WHAT TO PRODUCE
Please repeat only the stretch of records running from the first line through the line that contains "ax.set_xticklabels(reintentos)".

GIVEN RECORDS
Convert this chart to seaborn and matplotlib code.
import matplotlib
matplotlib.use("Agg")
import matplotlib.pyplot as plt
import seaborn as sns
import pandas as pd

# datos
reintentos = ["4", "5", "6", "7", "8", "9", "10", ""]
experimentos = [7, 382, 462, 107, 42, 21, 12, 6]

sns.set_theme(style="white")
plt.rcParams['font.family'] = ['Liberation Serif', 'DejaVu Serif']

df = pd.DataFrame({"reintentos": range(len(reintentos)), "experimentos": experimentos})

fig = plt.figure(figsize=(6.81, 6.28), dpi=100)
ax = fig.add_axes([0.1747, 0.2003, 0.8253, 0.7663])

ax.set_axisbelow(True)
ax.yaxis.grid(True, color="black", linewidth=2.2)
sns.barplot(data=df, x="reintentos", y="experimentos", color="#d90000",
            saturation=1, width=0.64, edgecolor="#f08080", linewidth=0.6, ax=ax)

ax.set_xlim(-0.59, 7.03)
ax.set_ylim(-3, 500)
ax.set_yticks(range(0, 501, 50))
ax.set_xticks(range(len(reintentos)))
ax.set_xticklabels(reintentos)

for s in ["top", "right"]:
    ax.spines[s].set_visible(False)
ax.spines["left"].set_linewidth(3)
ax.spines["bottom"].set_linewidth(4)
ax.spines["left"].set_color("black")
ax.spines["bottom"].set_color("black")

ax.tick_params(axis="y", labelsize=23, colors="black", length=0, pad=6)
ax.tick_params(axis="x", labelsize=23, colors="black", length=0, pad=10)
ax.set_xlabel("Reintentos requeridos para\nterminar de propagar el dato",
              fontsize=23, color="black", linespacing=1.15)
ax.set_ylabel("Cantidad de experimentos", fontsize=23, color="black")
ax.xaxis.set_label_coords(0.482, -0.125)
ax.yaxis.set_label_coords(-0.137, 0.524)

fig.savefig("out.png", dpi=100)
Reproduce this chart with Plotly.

THE RESPONSE
Convert this chart to seaborn and matplotlib code.
import matplotlib
matplotlib.use("Agg")
import matplotlib.pyplot as plt
import seaborn as sns
import pandas as pd

# datos
reintentos = ["4", "5", "6", "7", "8", "9", "10", ""]
experimentos = [7, 382, 462, 107, 42, 21, 12, 6]

sns.set_theme(style="white")
plt.rcParams['font.family'] = ['Liberation Serif', 'DejaVu Serif']

df = pd.DataFrame({"reintentos": range(len(reintentos)), "experimentos": experimentos})

fig = plt.figure(figsize=(6.81, 6.28), dpi=100)
ax = fig.add_axes([0.1747, 0.2003, 0.8253, 0.7663])

ax.set_axisbelow(True)
ax.yaxis.grid(True, color="black", linewidth=2.2)
sns.barplot(data=df, x="reintentos", y="experimentos", color="#d90000",
            saturation=1, width=0.64, edgecolor="#f08080", linewidth=0.6, ax=ax)

ax.set_xlim(-0.59, 7.03)
ax.set_ylim(-3, 500)
ax.set_yticks(range(0, 501, 50))
ax.set_xticks(range(len(reintentos)))
ax.set_xticklabels(reintentos)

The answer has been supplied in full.